I read Dr Moscrop’s review article regarding health inequalities in primary care1 with interest. It is an excellent article that clearly distinguishes differences between inequities and inequalities. However, although the article attempts to raise awareness of health inequality to GPs in the wake of the Marmot report of 2010,2 it did not highlight the 2-year update published by the UCL Institute of Health Equity in February 2012 which found that health inequalities had widened in most areas of England.3
The Equality Trust has been set up by authors of The Spirit Level4 to ‘gain the widest public and political understanding of the harm caused by inequality’. The striking messages are that members of more equal societies tend to live longer, have less mental health illness, less illegal drug use, less obesity, and higher levels of trust, with lower rates of homicide, and childhood violence.5
People are not oblivious to rising inequality — a Harris/Financial Times poll in July 2007 found that 78% of responders felt that the gap between rich and poor was getting larger in Britain.6 I feel the challenge is to engage people to tackle the issues — my suggestion is that by ending the article with ‘GPs (and GP leaders) surely have an obligation to take on …’ is vague, political rhetoric, and an abstract idea for most GPs.

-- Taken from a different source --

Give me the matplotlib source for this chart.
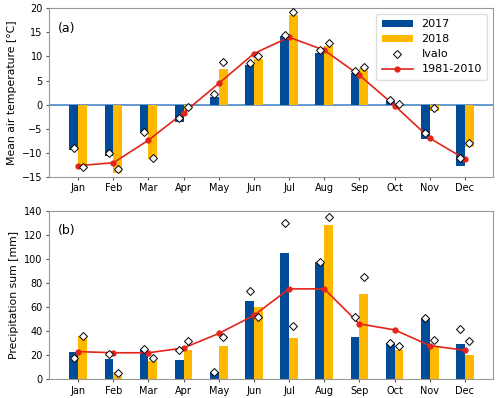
import matplotlib
matplotlib.use("Agg")
import matplotlib.pyplot as plt
import numpy as np

months = ["Jan", "Feb", "Mar", "Apr", "May", "Jun", "Jul", "Aug", "Sep", "Oct", "Nov", "Dec"]

temp_2017 = [-9.5, -10.7, -5.9, -3.6, 1.6, 8.2, 14.2, 10.8, 6.6, 0.7, -7.2, -12.8]
temp_2018 = [-12.8, -14.2, -11.4, -1.1, 7.4, 9.5, 18.6, 12.2, 7.5, -0.1, -1.3, -8.8]
temp_ivalo_2017 = [-9.1, -10.1, -5.8, -2.7, 2.2, 8.7, 14.5, 11.3, 7.0, 0.9, -6.0, -11.1]
temp_ivalo_2018 = [-13.0, -13.3, -11.1, -0.5, 8.8, 10.0, 19.3, 12.9, 7.9, 0.1, -0.7, -7.9]
temp_normal = [-12.7, -12.1, -7.4, -1.7, 4.4, 10.6, 14.0, 11.3, 6.1, -0.2, -7.0, -11.3]

prec_2017 = [23, 17, 25, 16, 6, 65, 105, 97, 35, 30, 51, 29]
prec_2018 = [36, 6, 15, 24, 28, 60, 34, 128, 71, 24, 27, 20]
prec_ivalo_2017 = [18, 21, 25, 24, 6, 73, 130, 97, 52, 30, 51, 42]
prec_ivalo_2018 = [36, 5, 18, 32, 35, 52, 44, 135, 85, 28, 33, 32]
prec_normal = [23, 22, 22, 26, 38, 53, 75, 75, 46, 41, 28, 24]

BLUE = "#004c99"
YELLOW = "#ffb800"
RED = "#e3241b"
ZERO = "#3b7dc4"
W = 0.25

fig = plt.figure(figsize=(5.0, 3.98), dpi=100)
ax1 = fig.add_axes([0.098, 0.556, 0.888, 0.423])
ax2 = fig.add_axes([0.098, 0.047, 0.888, 0.424])

x = np.arange(len(months))

def draw(ax, v17, v18, i17, i18, norm, legend=False):
    b1 = ax.bar(x - W / 2, v17, W, color=BLUE, label="2017", zorder=2)
    b2 = ax.bar(x + W / 2, v18, W, color=YELLOW, label="2018", zorder=2)
    d1, = ax.plot(x - W / 2, i17, linestyle="none", marker="D", ms=3.6, mfc="white",
                  mec="black", mew=0.7, label="Ivalo", zorder=4)
    ax.plot(x + W / 2, i18, linestyle="none", marker="D", ms=3.6, mfc="white",
            mec="black", mew=0.7, zorder=4)
    ln, = ax.plot(x, norm, color=RED, marker="o", ms=3.5, lw=1.2, label="1981-2010", zorder=3)
    ax.set_xticks(x)
    ax.set_xticklabels(months)
    ax.set_xlim(-0.83, 11.8)
    ax.tick_params(labelsize=7, length=2.5, color="#555555", pad=2)
    for s in ax.spines.values():
        s.set_color("#999999")
        s.set_linewidth(0.8)
    if legend:
        ax.legend([b1, b2, d1, ln], ["2017", "2018", "Ivalo", "1981-2010"],
                  loc="upper right", fontsize=8, framealpha=1, edgecolor="#dddddd",
                  borderpad=0.5, handlelength=2.8, labelspacing=0.45)

draw(ax1, temp_2017, temp_2018, temp_ivalo_2017, temp_ivalo_2018, temp_normal, legend=True)
ax1.axhline(0, color=ZERO, lw=1.1, zorder=1)
ax1.set_ylim(-15, 20)
ax1.set_yticks(range(-15, 21, 5))
ax1.set_ylabel("Mean air temperature [°C]", fontsize=7.8)
ax1.text(0.02, 0.92, "(a)", transform=ax1.transAxes, fontsize=9, va="top")

draw(ax2, prec_2017, prec_2018, prec_ivalo_2017, prec_ivalo_2018, prec_normal)
ax2.set_ylim(0, 140)
ax2.set_yticks(range(0, 141, 20))
ax2.set_ylabel("Precipitation sum [mm]", fontsize=7.8)
ax2.text(0.02, 0.92, "(b)", transform=ax2.transAxes, fontsize=9, va="top")

fig.savefig("out.png", dpi=100)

In Scotland, work assessing ways to reduce inequalities includes the asset-based approach, which combining social and health care, aims to improve the sense of control a person has over their life by empowering individuals and communities; data are being gathered that may provide evidence for the effectiveness of this approach in the longer term.7
I believe to narrow the unjust gap of health inequities the solution lies with the whole of society. Initially raising awareness of health inequality issues is important, this has partly been done by previous national press coverage. With greater public awareness it is likely that developing and implementing government policies to tackle underlying socioeconomic problems would stay a priority: this fundamentally needs to be addressed to solve this problem.
It has been written that ‘Many of the policies and strategies designed to reduce inequalities appear to be beyond the scope of individual practitioners’.8 I suggest that individual GPs can tackle health inequalities by continuing to provide accurate tailored health promotion messages, signposting patients to local community groups and other relevant agencies (such as Citizens Advice Bureau). A job that I believe is done extremely well by the majority of dedicated GPs.